Chicago Teachers Union Strike Gets Resolved


Photo via Wikimedia Commons under Creative Commons license

A teacher during the strike protests for a better contract. Teachers argued for higher pay and smaller class sizes, among other things.

Caleigh Keating, Writer

In the over two weeks that the Chicago Teachers Union strike lasted, the two sides were engaged in a bitter fight over pay, staffing, class size, and planning time, among other things. After 15 days of negotiations and 11 school days missed, the Mayor and the CTU finally came to an agreement, one that sent students back to school November 1.
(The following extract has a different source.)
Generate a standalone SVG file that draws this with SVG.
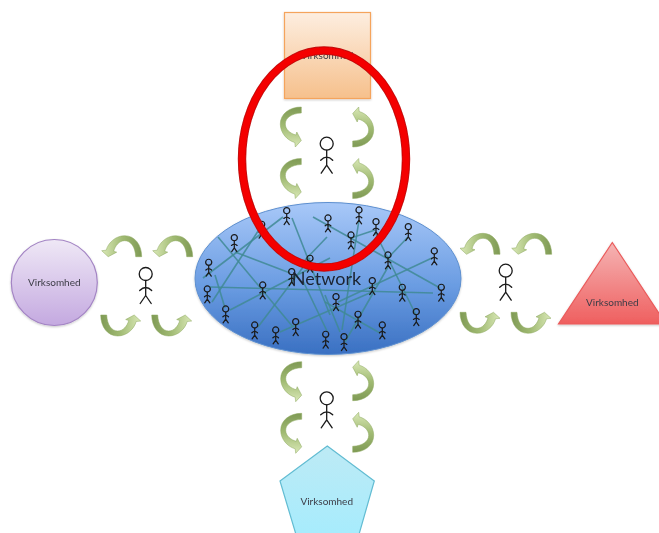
<svg xmlns="http://www.w3.org/2000/svg" xmlns:xlink="http://www.w3.org/1999/xlink" width="659" height="533" viewBox="0 0 659 533">
<style>
text{font-family:Lato,"Liberation Sans",sans-serif;font-size:10px;fill:#3c3c46;text-anchor:middle}
.fig{fill:none;stroke:#1a1a1a;stroke-linecap:round;stroke-linejoin:round}
.big{stroke-width:1.3}
.small{stroke-width:2.6}
.arr{fill:url(#gArrow);stroke:#8ba65c;stroke-width:.5}
#connectors line{stroke:#3f8a94;stroke-width:1.6;stroke-opacity:.85}
</style>
<defs>
<linearGradient id="gArrow" gradientUnits="userSpaceOnUse" x1="0" y1="0" x2="0" y2="38"><stop offset="0" stop-color="#7f9a55"/><stop offset=".5" stop-color="#a0ba72"/><stop offset="1" stop-color="#d4e4b0"/></linearGradient>
<linearGradient id="gOrange" x1="0" y1="0" x2="0" y2="1"><stop offset="0" stop-color="#fdeee0"/><stop offset="1" stop-color="#f6c08c"/></linearGradient>
<linearGradient id="gPurple" x1="0" y1="0" x2="0" y2="1"><stop offset="0" stop-color="#efe8f6"/><stop offset="1" stop-color="#c4a9e0"/></linearGradient>
<linearGradient id="gRed" x1="0" y1="0" x2="0" y2="1"><stop offset="0" stop-color="#f5b4b4"/><stop offset="1" stop-color="#ef5f5f"/></linearGradient>
<linearGradient id="gCyan" x1="0" y1="0" x2="0" y2="1"><stop offset="0" stop-color="#bdeaf5"/><stop offset="1" stop-color="#a6ecfd"/></linearGradient>
<linearGradient id="gBlue" x1="0" y1="0" x2="0" y2="1"><stop offset="0" stop-color="#a8c8f8"/><stop offset=".55" stop-color="#6a9ce2"/><stop offset="1" stop-color="#3a70c2"/></linearGradient>
<filter id="soft" x="-5%" y="-5%" width="110%" height="115%"><feDropShadow dx="0" dy="1" stdDeviation="1" flood-color="#000" flood-opacity=".22"/></filter>
<filter id="blur" filterUnits="userSpaceOnUse" x="0" y="0" width="659" height="533"><feGaussianBlur stdDeviation=".4"/></filter>
<path id="ca" class="arr" d="M0,0 L0,6 C-10,6.5 -16,11 -16,17 C-16,22.5 -11,26.5 -5.5,28 L-4.5,25 L0,33.5 L-6,40 L-6.5,35.5 C-14,33.5 -21,26 -21,17 C-21,7 -12,0 0,0Z"/>
<g id="p" class="fig"><circle cx="0" cy="0" r="6.5"/><path d="M0,6.5V21.5M-6,16.5Q-3,13.5 0,13.5Q3,13.5 6,16.5M0,21.5L-5.5,29.5M0,21.5L5.5,29.5"/></g>
</defs>
<rect width="659" height="533" fill="#fff"/>
<g filter="url(#blur)">
<g id="node-square"><rect x="284.5" y="12.5" width="86" height="86" fill="url(#gOrange)" stroke="#f5a45c" stroke-width="1.2" filter="url(#soft)"/><text x="327" y="59">Virksomhed</text></g>
<g id="node-circle"><circle cx="54.3" cy="282.5" r="43" fill="url(#gPurple)" stroke="#a384c4" stroke-width="1.2" filter="url(#soft)"/><text x="54.3" y="286">Virksomhed</text></g>
<g id="node-triangle"><polygon points="612.3,242.5 558.5,324 666,324" fill="url(#gRed)" stroke="#ea5a5a" stroke-width="1.2" filter="url(#soft)"/><text x="612.3" y="306">Virksomhed</text></g>
<g id="node-pentagon"><polygon points="327.3,446 374.3,481 358,538 297,538 280,481" fill="url(#gCyan)" stroke="#62bcd2" stroke-width="1.2"/><text x="326.7" y="504.5">Virksomhed</text></g>

<g id="node-network"><ellipse cx="328" cy="278.5" rx="133" ry="76" fill="url(#gBlue)" stroke="#5d8fcf" stroke-width="1" filter="url(#soft)"/></g>

<g id="connectors">
<line x1="203" y1="278" x2="283" y2="217"/>
<line x1="218" y1="237" x2="293" y2="327"/>
<line x1="235" y1="252" x2="290" y2="273"/>
<line x1="262" y1="225" x2="212" y2="302"/>
<line x1="210" y1="287" x2="433" y2="293"/>
<line x1="215" y1="275" x2="225" y2="308"/>
<line x1="230" y1="310" x2="330" y2="258"/>
<line x1="305" y1="260" x2="327" y2="237"/>
<line x1="258" y1="327" x2="310" y2="258"/>
<line x1="292" y1="218" x2="330" y2="315"/>
<line x1="303" y1="281" x2="327" y2="331"/>
<line x1="280" y1="332" x2="372" y2="292"/>
<line x1="338" y1="302" x2="432" y2="258"/>
<line x1="313" y1="217" x2="440" y2="288"/>
<line x1="375" y1="232" x2="416" y2="315"/>
<line x1="359" y1="220" x2="342" y2="330"/>
<line x1="388" y1="267" x2="345" y2="342"/>
<line x1="325" y1="302" x2="380" y2="333"/>
<line x1="351" y1="238" x2="375" y2="230"/>
<line x1="408" y1="237" x2="388" y2="258"/>
<line x1="325" y1="295" x2="340" y2="332"/>
</g>

<g id="network-people">
<use href="#p" class="small" transform="translate(286.7,210.7) scale(.47)"/>
<use href="#p" class="small" transform="translate(261.7,224.3) scale(.47)"/>
<use href="#p" class="small" transform="translate(234.3,237.7) scale(.47)"/>
<use href="#p" class="small" transform="translate(208.7,262.3) scale(.47)"/>
<use href="#p" class="small" transform="translate(207.3,289) scale(.47)"/>
<use href="#p" class="small" transform="translate(225.7,309) scale(.47)"/>
<use href="#p" class="small" transform="translate(254.7,325) scale(.47)"/>
<use href="#p" class="small" transform="translate(275.7,330) scale(.47)"/>
<use href="#p" class="small" transform="translate(295.7,321.7) scale(.47)"/>
<use href="#p" class="small" transform="translate(325.7,334.3) scale(.47)"/>
<use href="#p" class="small" transform="translate(262.7,285) scale(.47)"/>
<use href="#p" class="small" transform="translate(291.7,271.7) scale(.47)"/>
<use href="#p" class="small" transform="translate(310,258.3) scale(.47)"/>
<use href="#p" class="small" transform="translate(328,218) scale(.47)"/>
<use href="#p" class="small" transform="translate(359,210) scale(.47)"/>
<use href="#p" class="small" transform="translate(376,221.7) scale(.47)"/>
<use href="#p" class="small" transform="translate(351,235) scale(.47)"/>
<use href="#p" class="small" transform="translate(408.3,226.7) scale(.47)"/>
<use href="#p" class="small" transform="translate(434.3,251) scale(.47)"/>
<use href="#p" class="small" transform="translate(388,255) scale(.47)"/>
<use href="#p" class="small" transform="translate(372.3,280.7) scale(.47)"/>
<use href="#p" class="small" transform="translate(402.3,287.3) scale(.47)"/>
<use href="#p" class="small" transform="translate(441.3,287.3) scale(.47)"/>
<use href="#p" class="small" transform="translate(336,296.7) scale(.47)"/>
<use href="#p" class="small" transform="translate(416.3,311.7) scale(.47)"/>
<use href="#p" class="small" transform="translate(358,314.3) scale(.47)"/>
<use href="#p" class="small" transform="translate(382.3,325) scale(.47)"/>
<use href="#p" class="small" transform="translate(344,336.7) scale(.47)"/>
</g>
<text id="network-label" x="326.5" y="284.5" style="font-size:18px;fill:#1c2430">Network</text>

<g id="node-person-top">
<use href="#p" class="big" transform="translate(326.7,143.7)"/>
<use href="#ca" transform="translate(301.3,107)"/>
<use href="#ca" transform="translate(301.3,158.5)"/>
<use href="#ca" transform="translate(352.7,147) rotate(180)"/>
<use href="#ca" transform="translate(352.7,198.5) rotate(180)"/>
</g>
<g id="node-person-bottom">
<use href="#p" class="big" transform="translate(326.7,398.3)"/>
<use href="#ca" transform="translate(301.7,361.7)"/>
<use href="#ca" transform="translate(301.7,413.3)"/>
<use href="#ca" transform="translate(352.7,400.7) rotate(180)"/>
<use href="#ca" transform="translate(352.7,452.3) rotate(180)"/>
</g>
<g id="node-person-left">
<use href="#p" class="big" transform="translate(145.7,274)"/>
<use href="#ca" transform="translate(141.7,256.7) rotate(90)"/>
<use href="#ca" transform="translate(192.7,256.7) rotate(90)"/>
<use href="#ca" transform="translate(100.7,315) rotate(-90)"/>
<use href="#ca" transform="translate(151.7,315) rotate(-90)"/>
</g>
<g id="node-person-right">
<use href="#p" class="big" transform="translate(505.7,270.7)"/>
<use href="#ca" transform="translate(500,254.3) rotate(90)"/>
<use href="#ca" transform="translate(551.7,254.3) rotate(90)"/>
<use href="#ca" transform="translate(460,312.3) rotate(-90)"/>
<use href="#ca" transform="translate(511,312.3) rotate(-90)"/>
</g>

<g id="node-highlight" fill="none">
<ellipse cx="324" cy="159" rx="82" ry="108.5" stroke="#c00c0c" stroke-width="8.4"/>
<ellipse cx="324" cy="159" rx="82" ry="108.5" stroke="#f40000" stroke-width="6.6"/>
</g>
</g>
</svg>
This new deal will bring great improvement to Chicago Public Schools, as the deal includes new rules on class size caps and a social worker and nurse in every school. Even though the teachers did not get paid prep time they wanted, they did get a 16% raise that will be carried out over the course of their five year contract. The deal was agreed upon on Wednesday, the strike continued through Thursday with the 2 sides battling for a short period of time over make up days before deciding on 5. 

While the CTU and the CPS/city were locked in negotiations, the ramifications of the strike had an increasing negative impact on students, in particular affecting college related deadlines and opportunities for high school students. While the strike rolled on, ACTs, SATs, and PSATs got cancelled, and the closure of schools made it hard or near impossible for students to obtain necessary elements for their early action application documents that must be submitted by November 1. 

The strike also caused countless student athletes to forfeit their playoffs, with golf, tennis, soccer, cross country, and volleyball all having to forfeit their games. The only sport with hope left for their season continuing is football, who were able to participate in playoff games on Saturday after the strike ended Thursday night. 

While the second longest strike in CTU history had great ramifications, the problems facing teachers and students would have increased if the strike rolled on further. If the strike continued any longer, teacher’s health insurance would have also been affected, putting them even more in the hole than they already are after going almost 2 weeks without pay. 

Students would have also continued to miss days of school, creating a curriculum conundrum and  dwindling options for things to do. Even though there were options for camps and services run by some of the schools, these options were often not cheap and therefore not affordable for many people. This left both parents and kids in a pickle, with the parents having to figure out a way for their children to pass the time that works from them and the kids being faced with boredom after the new freedom of the first few days wore off.

The strike finally ended on Thursday, October 31, drawing these important and tense negotiations to a close and allowing students to return to school on Friday. These needed improvements will hopefully begin to make a big impact in the classroom, and show the teachers that their hard work has paid off.